The trial judge held that AIG had no duty to defend Crandall. Stackhouse was ordered to pay $3,000 in court costs to AIG for the failed application.

This trial level decision contains multiple flaws.  The duty to defend is confined to the allegations in the action. There is no discussion as to whether the causes of action plead are dependent on another such that one could succeed while others fail. For example, could Stackhouse lose on wrongful termination and succeed on intrusion on seclusion, which may be a covered claim? The alternative finding, that the termination was indirectly the result of sexual misconduct may not save this determination from being a ground of appeal. Further, the court is prohibited from looking to extraneous documents unless they are explicitly referenced in the pleading. This coverage determination was premised upon the Stackhouse termination letter, the investigation report and the Crandall website postings. There is no discussion as to whether those materials were referenced in the action or whether the parties agreed that they could be analyzed to determine AIG’s duty to defend.

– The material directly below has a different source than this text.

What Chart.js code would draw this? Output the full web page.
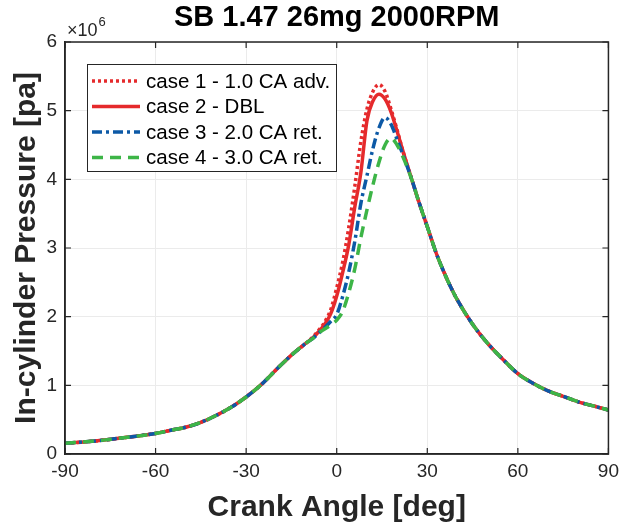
<!DOCTYPE html>
<html>
<head>
<meta charset="utf-8">
<script src="https://cdn.jsdelivr.net/npm/chart.js@4/dist/chart.umd.min.js"></script>
<style>
html,body{margin:0;padding:0;background:#fff;}
canvas{display:block;}
</style>
</head>
<body>
<canvas id="c" width="625" height="530"></canvas>
<script>
// ---- data (pressure in units of 1e6 Pa) ----
const chartTitle = "SB 1.47 26mg 2000RPM";
const xTitle = "Crank Angle [deg]";
const yTitle = "In-cylinder Pressure [pa]";
const seriesNames = ["case 1 - 1.0 CA adv.", "case 2 - DBL", "case 3 - 2.0 CA ret.", "case 4 - 3.0 CA ret."];
const xTicks = [-90, -60, -30, 0, 30, 60, 90];
const yTicks = [0, 1, 2, 3, 4, 5, 6];

const crankAngle = [-90,-80,-70,-60,-55,-50,-45,-40,-35,-30,-25,-20,-15,-10,-8,-6,-4,-2,0,2,4,6,8,10,12,14,16,18,20,22,25,27,30,33,36,38,40,45,50,55,60,65,70,75,80,85,90];

const case1 = [0.155,0.19,0.24,0.30,0.345,0.39,0.46,0.56,0.68,0.83,1.01,1.23,1.44,1.62,1.70,1.80,1.92,2.10,2.42,2.80,3.30,3.90,4.55,5.02,5.28,5.38,5.28,5.02,4.72,4.40,3.98,3.70,3.31,2.92,2.60,2.41,2.24,1.89,1.61,1.38,1.17,1.03,0.92,0.84,0.76,0.70,0.64];
const case2 = [0.155,0.19,0.24,0.30,0.345,0.39,0.46,0.56,0.68,0.83,1.01,1.23,1.44,1.62,1.69,1.78,1.89,2.04,2.30,2.65,3.05,3.60,4.10,4.85,5.14,5.24,5.17,4.98,4.70,4.40,3.98,3.70,3.31,2.92,2.60,2.41,2.24,1.89,1.61,1.38,1.17,1.03,0.92,0.84,0.76,0.70,0.64];
const case3 = [0.155,0.19,0.24,0.30,0.345,0.39,0.46,0.56,0.68,0.83,1.01,1.23,1.44,1.62,1.68,1.76,1.84,1.93,2.03,2.30,2.65,3.10,3.65,4.05,4.45,4.75,4.90,4.80,4.58,4.35,3.98,3.70,3.31,2.92,2.60,2.41,2.24,1.89,1.61,1.38,1.17,1.03,0.92,0.84,0.76,0.70,0.64];
const case4 = [0.155,0.19,0.24,0.30,0.345,0.39,0.46,0.56,0.68,0.83,1.01,1.23,1.44,1.62,1.68,1.76,1.82,1.88,1.95,2.08,2.35,2.70,3.15,3.55,3.92,4.25,4.50,4.60,4.50,4.32,3.98,3.70,3.31,2.92,2.60,2.41,2.24,1.89,1.61,1.38,1.17,1.03,0.92,0.84,0.76,0.70,0.64];

// ---- styles ----
const RED = '#e52a2c', BLUE = '#0c59a6', GREEN = '#3db547';
const AXC = '#262626';
const FONT = '"Liberation Sans", Arial, Helvetica, sans-serif';

function pts(vals){ return crankAngle.map((a,i)=>({x:a, y:vals[i]})); }

const styles = [
  {color: RED,   dash: [3,3],          width: 3.5},
  {color: RED,   dash: [],             width: 3.5},
  {color: BLUE,  dash: [10,4,3,4],     width: 3.5},
  {color: GREEN, dash: [11,7],         width: 3.5}
];
const allVals = [case1, case2, case3, case4];

const datasets = allVals.map((v,i)=>({
  label: seriesNames[i],
  data: pts(v),
  borderColor: styles[i].color,
  borderDash: styles[i].dash,
  borderWidth: styles[i].width,
  pointRadius: 0,
  fill: false,
  cubicInterpolationMode: 'monotone',
  borderCapStyle: 'butt',
  order: 3 - i   // case 4 drawn last (on top)
}));

const decor = {
  id: 'decor',
  afterDraw(chart){
    const ctx = chart.ctx;
    const a = chart.chartArea;
    const xs = chart.scales.x, ys = chart.scales.y;
    ctx.save();
    // box
    ctx.strokeStyle = AXC; ctx.lineWidth = 1.5;
    ctx.strokeRect(a.left, a.top, a.right - a.left, a.bottom - a.top);
    // inward ticks
    const tl = 6;
    ctx.lineWidth = 1.2;
    ctx.beginPath();
    xTicks.forEach(t=>{
      const px = xs.getPixelForValue(t);
      ctx.moveTo(px, a.bottom); ctx.lineTo(px, a.bottom - tl);
      ctx.moveTo(px, a.top); ctx.lineTo(px, a.top + tl);
    });
    yTicks.forEach(t=>{
      const py = ys.getPixelForValue(t);
      ctx.moveTo(a.left, py); ctx.lineTo(a.left + tl, py);
      ctx.moveTo(a.right, py); ctx.lineTo(a.right - tl, py);
    });
    ctx.stroke();

    // exponent label
    ctx.fillStyle = AXC;
    ctx.textBaseline = 'alphabetic';
    ctx.textAlign = 'left';
    ctx.font = '18px ' + FONT;
    ctx.fillText('\u00d710', a.left + 2, a.top - 6);
    const w = ctx.measureText('\u00d710').width;
    ctx.font = '13px ' + FONT;
    ctx.fillText('6', a.left + 3 + w, a.top - 16);

    // title
    ctx.fillStyle = '#000';
    ctx.font = 'bold 29px ' + FONT;
    ctx.textAlign = 'center';
    ctx.textBaseline = 'middle';
    ctx.fillText(chartTitle, (a.left + a.right)/2, 18);

    // axis titles
    ctx.fillStyle = AXC;
    ctx.font = 'bold 30px ' + FONT;
    ctx.fillText(xTitle, (a.left + a.right)/2, 508);
    ctx.save();
    ctx.translate(27, (a.top + a.bottom)/2);
    ctx.rotate(-Math.PI/2);
    ctx.fillText(yTitle, 0, 0);
    ctx.restore();

    // legend
    const bx = 87, by = 64, bw = 249, bh = 107;
    ctx.fillStyle = '#fff';
    ctx.fillRect(bx, by, bw, bh);
    ctx.strokeStyle = AXC; ctx.lineWidth = 1;
    ctx.strokeRect(bx + 0.5, by + 0.5, bw, bh);
    ctx.font = '20.5px ' + FONT;
    ctx.textAlign = 'left';
    ctx.textBaseline = 'middle';
    seriesNames.forEach((name,i)=>{
      const y = by + 17 + i*25.5;
      ctx.save();
      ctx.strokeStyle = styles[i].color;
      ctx.lineWidth = styles[i].width;
      ctx.setLineDash(styles[i].dash);
      ctx.beginPath();
      ctx.moveTo(92, y); ctx.lineTo(140, y);
      ctx.stroke();
      ctx.restore();
      ctx.fillStyle = '#000';
      ctx.fillText(name, 146, y + 1);
    });
    ctx.restore();
  }
};

new Chart(document.getElementById('c'), {
  type: 'line',
  data: { datasets },
  options: {
    responsive: false,
    animation: false,
    devicePixelRatio: 1,
    layout: { padding: { top: 42, left: 0, right: 13, bottom: 0 } },
    plugins: { legend: { display: false }, title: { display: false }, tooltip: { enabled: false } },
    scales: {
      x: {
        type: 'linear', min: -90, max: 90,
        afterBuildTicks: s => { s.ticks = xTicks.map(v=>({value:v})); },
        afterFit: s => { s.height = 76; },
        ticks: { color: AXC, font: { family: FONT, size: 19 }, padding: 6, maxRotation: 0 },
        grid: { color: '#ebebeb', drawTicks: false, lineWidth: 1 },
        border: { color: AXC, width: 1.5 }
      },
      y: {
        type: 'linear', min: 0, max: 6,
        afterBuildTicks: s => { s.ticks = yTicks.map(v=>({value:v})); },
        afterFit: s => { s.width = 65; },
        ticks: { color: AXC, font: { family: FONT, size: 19 }, padding: 8 },
        grid: { color: '#ebebeb', drawTicks: false, lineWidth: 1 },
        border: { color: AXC, width: 1.5 }
      }
    }
  },
  plugins: [decor]
});
</script>
</body>
</html>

We will see if an appeal is launched. In the meantime, the Stackhouse lawsuit is ongoing and social media is replete with postings by Stackhouse and his wife about their allegedly biased and egregious treatment at the hands of Crandall.

It took no small amount of courage on the part of the Crandall Board of Governors to terminate a professor who was once touted as a leading light that elevated Crandall’s academic star. Value-based termination carries risk as it can demonstrate how far an employee strayed from the corporate values while under that company’s supervision. Regent College in Vancouver went the non-disclosure route when it terminated Stackhouse to avoid that negative publicity. Crandall’s decision to publicly terminate Stackhouse means that the case is being litigated in the courts of New Brunswick and in the court of public opinion.  Time will tell if that decision enhances or detracts from Crandall’s ability to attract talented professors and students.